I became aware of the Thespiai figurines in the School’s study collection about three years ago when Kalliope Sarri of the University of Copenhagen visited the Archives to examine them for inclusion in an article she was writing (“The Neolithic site at the Thespiai Magoula,” for the Boeotia Project, vol. II: The city of Thespiai, ed. J. Bintliff, E. Farinetti, B. Slapšak, and A. Snodgrass 2017). In fact, we had to re-identify some of the Thespiai figurines since their “provenance” had been lost over the years. Thanks to Bass’s article, this was easy to do.
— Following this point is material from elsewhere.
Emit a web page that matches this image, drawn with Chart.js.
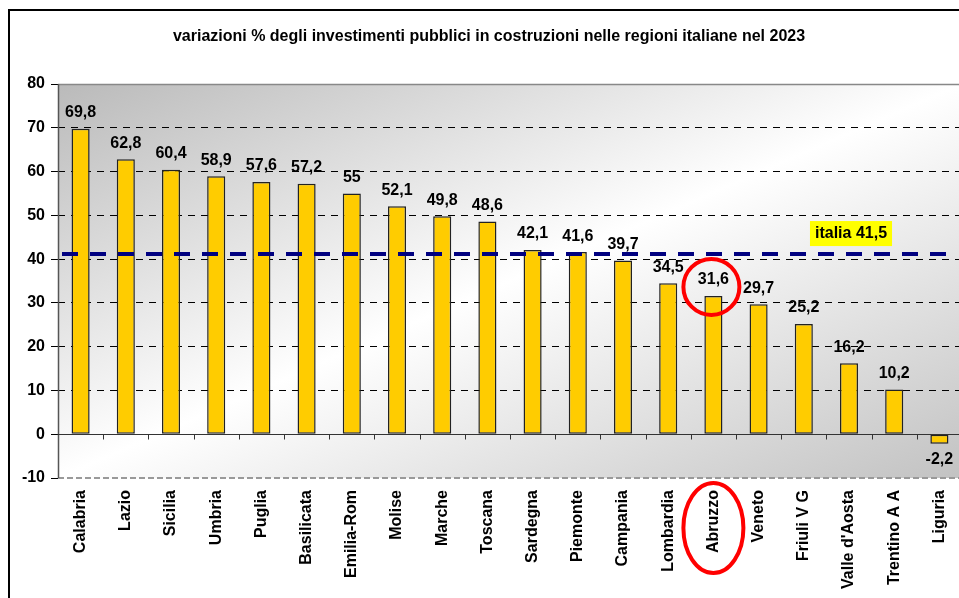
<!DOCTYPE html>
<html>
<head>
<meta charset="utf-8">
<script src="https://cdn.jsdelivr.net/npm/chart.js@4.4.1/dist/chart.umd.min.js"></script>
<style>
html,body{margin:0;padding:0;background:#fff;overflow:hidden;width:959px;height:598px;}
#wrap{position:absolute;left:0;top:0;width:978px;height:598px;}
#frame{position:absolute;left:8px;top:9px;width:1000px;height:700px;border:2px solid #000;box-sizing:border-box;pointer-events:none;}
</style>
</head>
<body>
<div id="wrap"><canvas id="c" width="978" height="598"></canvas></div>
<div id="frame"></div>
<script>
const title = 'variazioni % degli investimenti pubblici in costruzioni nelle regioni italiane nel 2023';
const categories = ['Calabria','Lazio','Sicilia','Umbria','Puglia','Basilicata','Emilia-Rom','Molise','Marche','Toscana','Sardegna','Piemonte','Campania','Lombardia','Abruzzo','Veneto','Friuli V G',"Valle d'Aosta",'Trentino A A','Liguria'];
const values = [69.8,62.8,60.4,58.9,57.6,57.2,55,52.1,49.8,48.6,42.1,41.6,39.7,34.5,31.6,29.7,25.2,16.2,10.2,-2.2];
const italiaValue = 41.5;
const italiaLabel = 'italia 41,5';
const highlightIndex = 14;
const yTicks = [-10,0,10,20,30,40,50,60,70,80];

const fmt = v => String(v).replace('.', ',');
const FONT = 'Liberation Sans, Arial, sans-serif';

const decor = {
  id: 'decor',
  beforeDraw(chart) {
    const {ctx, chartArea: a} = chart;
    const w = a.right - a.left, h = a.bottom - a.top;
    const cx = (a.left + a.right) / 2, cy = (a.top + a.bottom) / 2;
    const k = (w * h) / (w * w + h * h);
    const g = ctx.createLinearGradient(cx - k * h, cy - k * w, cx + k * h, cy + k * w);
    g.addColorStop(0, '#bababa');
    g.addColorStop(0.5, '#ffffff');
    g.addColorStop(1, '#c2c2c2');
    ctx.save();
    ctx.fillStyle = g;
    ctx.fillRect(a.left, a.top, w, h);
    ctx.restore();
  },
  afterDraw(chart) {
    const {ctx, chartArea: a, scales: {x, y}} = chart;
    ctx.save();
    // plot borders
    ctx.strokeStyle = '#888';
    ctx.lineWidth = 1.5;
    ctx.beginPath();
    ctx.moveTo(a.left, y.getPixelForValue(80) + 0.5);
    ctx.lineTo(a.right, y.getPixelForValue(80) + 0.5);
    ctx.stroke();
    ctx.setLineDash([6, 3]);
    ctx.strokeStyle = '#999';
    ctx.lineWidth = 2;
    ctx.beginPath();
    ctx.moveTo(a.left, y.getPixelForValue(-10));
    ctx.lineTo(a.right, y.getPixelForValue(-10));
    ctx.stroke();
    ctx.setLineDash([]);
    ctx.strokeStyle = '#555';
    ctx.lineWidth = 1.5;
    ctx.beginPath();
    ctx.moveTo(a.left + 0.5, a.top);
    ctx.lineTo(a.left + 0.5, a.bottom);
    ctx.stroke();
    // zero line + ticks
    const y0 = Math.round(y.getPixelForValue(0)) + 0.5;
    ctx.strokeStyle = '#333';
    ctx.lineWidth = 1;
    ctx.beginPath();
    ctx.moveTo(a.left, y0);
    ctx.lineTo(a.right, y0);
    const step = x.getPixelForValue(1) - x.getPixelForValue(0);
    for (let i = 0; i < categories.length; i++) {
      const tx = Math.round(x.getPixelForValue(i) + step / 2) + 0.5;
      ctx.moveTo(tx, y0);
      ctx.lineTo(tx, y0 + 5);
    }
    ctx.stroke();

    // italia mean line
    const ym = y.getPixelForValue(italiaValue) + 1.5;
    ctx.strokeStyle = '#000080';
    ctx.lineWidth = 4;
    ctx.setLineDash([16, 12]);
    ctx.beginPath();
    ctx.moveTo(a.left + 4, ym);
    ctx.lineTo(a.right - 8, ym);
    ctx.stroke();
    ctx.setLineDash([]);

    // value labels
    ctx.font = 'bold 16px ' + FONT;
    ctx.fillStyle = '#000';
    ctx.textAlign = 'center';
    ctx.textBaseline = 'middle';
    const meta = chart.getDatasetMeta(0);
    meta.data.forEach((bar, i) => {
      const v = values[i];
      const ty = v >= 0 ? bar.y - 16 : bar.y + 16;
      ctx.fillText(fmt(v), bar.x, ty);
    });

    // italia label
    ctx.font = 'bold 16px ' + FONT;
    const tw = ctx.measureText(italiaLabel).width;
    const lx = a.right - 111, ly = ym - 21;
    ctx.fillStyle = '#ffff00';
    ctx.fillRect(lx - tw / 2 - 5, ly - 12, tw + 10, 25);
    ctx.fillStyle = '#000';
    ctx.fillText(italiaLabel, lx, ly + 1);

    // highlight circles
    const hb = meta.data[highlightIndex];
    ctx.strokeStyle = '#ff0000';
    ctx.lineWidth = 4;
    ctx.beginPath();
    ctx.arc(hb.x - 2, hb.y - 9, 28, 0, Math.PI * 2);
    ctx.stroke();
    ctx.beginPath();
    ctx.ellipse(hb.x, a.bottom + 50, 30, 45, 0, 0, Math.PI * 2);
    ctx.stroke();

    // title
    ctx.font = 'bold 16px ' + FONT;
    ctx.fillStyle = '#000';
    ctx.textAlign = 'center';
    ctx.fillText(title, 489, 37);
    ctx.restore();
  }
};

new Chart(document.getElementById('c'), {
  type: 'bar',
  data: {
    labels: categories,
    datasets: [{
      data: values,
      backgroundColor: '#ffcc00',
      borderColor: '#222',
      borderWidth: 1.5,
      borderSkipped: false,
      barPercentage: 0.4,
      categoryPercentage: 1
    }]
  },
  options: {
    responsive: false,
    animation: false,
    devicePixelRatio: 1,
    layout: {padding: {top: 84, right: 16, left: 0, bottom: 0}},
    plugins: {legend: {display: false}, tooltip: {enabled: false}, title: {display: false}},
    scales: {
      x: {
        grid: {display: false, drawTicks: false},
        border: {display: false},
        ticks: {
          autoSkip: false, maxRotation: 90, minRotation: 90, padding: 12,
          color: '#000', font: {family: FONT, size: 16, weight: 'bold'}
        },
        afterFit(s) { s.height = 120; }
      },
      y: {
        min: -10, max: 80,
        afterBuildTicks(s) { s.ticks = yTicks.map(v => ({value: v})); },
        afterFit(s) { s.width = 58; },
        grid: {
          color: ctx => (ctx.tick && (ctx.tick.value === 0 || ctx.tick.value === -10 || ctx.tick.value === 80)) ? 'rgba(0,0,0,0)' : '#000',
          lineWidth: 1,
          tickColor: '#000',
          tickLength: 7,
          tickBorderDash: []
        },
        border: {display: false, dash: [7, 6]},
        ticks: {padding: 6, color: '#000', font: {family: FONT, size: 16, weight: 'bold'}}
      }
    }
  },
  plugins: [decor]
});
</script>
</body>
</html>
One of the Neolithic female figurines (AST 36) found at Thespiai and published by George F. Bass. ASCSA Archives, Antiquities Collection.

Sherding: A No-No

Many study (or teaching) collections in archaeology departments of Greek and foreign universities have been built through οξυδερκείν, at a time when Greek Law still allowed for the collection of surface material. Today the act of “sherding” should be limited to a brief, in-situ examination of the material before fragments are placed back on the ground without any disturbance of their context. Archaeologists have become very conscious of the dangers of destroying evidence valuable for future archaeological surveys. We are, however, still able to glean important information from these earlier methods and data. In 2015 on the occasion of the 100th anniversary of the first investigations at the site of Korakou and inspired by Blegen’s οξυδερκείν, the ASCSA organized a conference that featured results from both old and more recent fieldwork in the Corinthia. This scholarly bridge would no doubt have also pleased the likes of Bill McDonald.


 


6 Comments on “Archaeological Hikes and Accidental Discoveries”

  1. Glenn Bugh says:

    Natalia, what a pleasant way to spend the start of a new year! Thanks so much. I loved the reference to Mon Repos on Corfu and Prince Philip, husband of Queen Elizabeth. Too bad he can’t actually speak modern Greek. 1922 was indeed a momentous year. See you in Boston. Safe travels, Glenn

    • I was sorry not to see you in Boston but your paper was well read and received.

      • Glenn Bugh says:

        Natalia, thanks so much for coming to the panel and for the kind words about the paper. You know well how intimately my castle studies go hand in hand with the quest for Kevin Andrews and I have always appreciated your encouragement, support, and friendship on this journey. I plan to keep working in the Venetian archives on the administrative board of the Provveditori alle fortezze (1542-1797), although I haven’t found the collection to be as helpful as the dispacci. Yes, I was totally bummed out at not being able to make it to Boston. For me the primary reason for coming to the SCS/AIA meetings is to catch up with all of my ASCSA friends and take in the many American School events. Kalo taxidi kai tha ta poume stin Ellada! Glenn

  2. Kostis Kourelis says:

    Fantastic. It’s funny how some MME habits get passed down. For the first frame of every B/W photo roll, we did the same shot at the Morea Project. I think οξυδερκείν needs to be revisited as a discipline, esp. with a new theoretical perspective on walking/thinking following Tim Ingold (Being Alive: Essays on Movement Knowledge and Description; The Perception of the Environment). Quantification and digital recording have made us forget how American archaeologists may have developed a unique landscape perspective, informed by their native transcendentalist traditions.

  3. Jack Davis says:

    Great photo of George Bass, for whom the characteristic Lerna EBA shape “Bass Bowl” was named!